En 1955, Olsen se apuntó a una clase de escritura creativa en una community college, las universidades públicas pensadas para gente trabajadora. “Era un cuarto de siglo mayor que los demás. No había ido a la universidad. Venía de ese mundo de trabajo, maternidad, horario de ocho horas y supervivencia que raras veces sale en la literatura”, escribió. Un profesor reconoció su talento y el año siguiente ganó una beca en Stanford, la misma que recibieron James Baldwin o Flannery O’Connor. En ocho meses pudo escribir varios de los relatos que forman parte de Dime una adivinanza, también publicado por Las Afueras.
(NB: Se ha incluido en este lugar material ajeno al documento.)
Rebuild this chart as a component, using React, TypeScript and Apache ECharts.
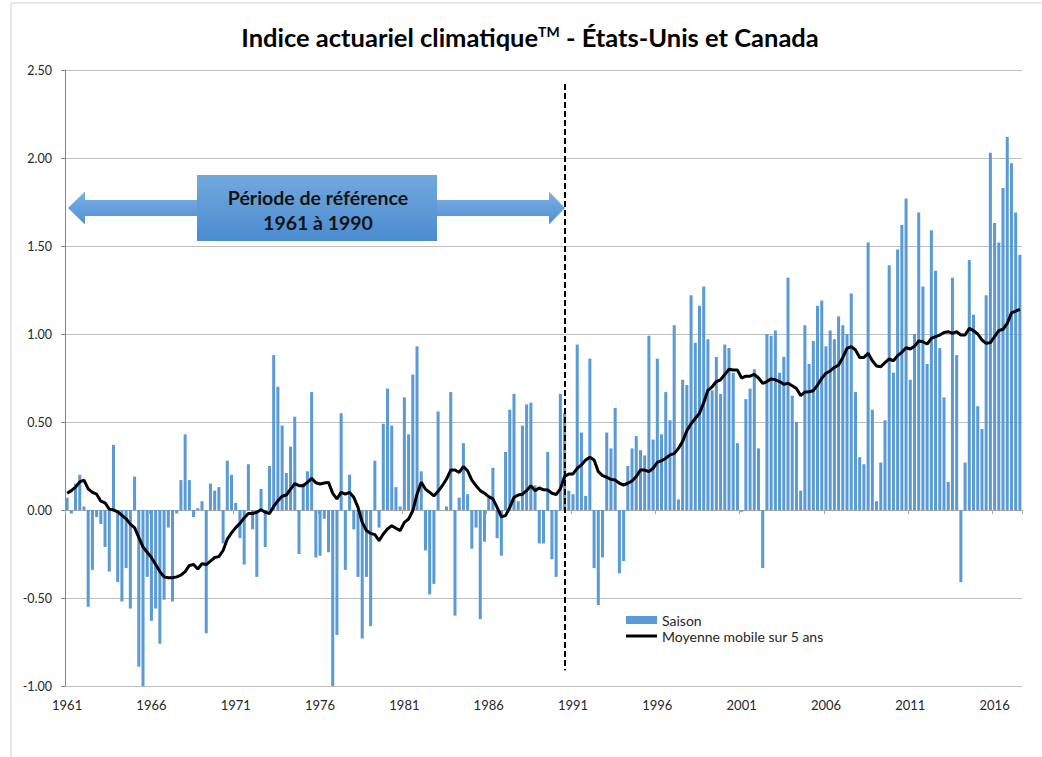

“Con ese libro tuve una sensación de deslumbramiento estético que retumbó en la parte más política de mi ser”, dice Sanz, que escribió una reseña extática para este periódico. “Me produjo una lesión interna que me llevó a reorganizar algunas fibras sensibles de mi conocimiento. Sentí que era una escritura capaz de iluminar la vida de las personas de las que pensamos que no tienen lenguaje. Mujeres, clase obrera, analfabetos, negros, indias…”. Algo parecido dijo una vez Margaret Atwood, que reclamó para Olsen más que respeto, “reverencia”.
A partir de esa primera beca hubo algunas más, y también reconocimientos. En los 70 publicó los fragmentos inacabados de Yonnondio y las académicas feministas trabajaron para incluirla en sus temarios. También tuvo sus detractores. El crítico William H. Pritchard escribió en The New York Times que Olsen se las había arreglado para “convertir astutamente su bloqueo creativo de toda una vida en una medalla feminista”. Una biografía publicada en 2010 a cargo de la catedrática Panthea Reid, y titulada One Woman, Many Riddles también se encargó de emborronar su reputación. Allí Reid pinta a una Olsen egomaníaca y manipuladora. La autora la acusa de “abandonar” a su primera hija, de quedarse con adelantos editoriales para libros que no escribió y de inventarse una vida más dura de la que tuvo. Varios críticos señalaron que el libro parecía escrito desde el resentimiento, ya que Olsen, que padecía ya principio de alzhéimer, había prometido a la autora cooperación en su biografía que luego no se materializó. Aun siendo cierto todo lo que dice Reid, no anularía el brillo de los cuentos de Dime una adivinanza ni la lucidez de los escritos que componen Silencios.
“Lo que dijo el crítico de The New York Times —cree Sanz— me parece un ejemplo perfecto de cómo se da la vuelta a los argumentos razonables para que nada cambie y todo permanezca eterna y malignamente igual. Malditos roedores, malditas feministas. En Olsen no hay victimización. Hay esfuerzo intelectual por comprender lo que duele”.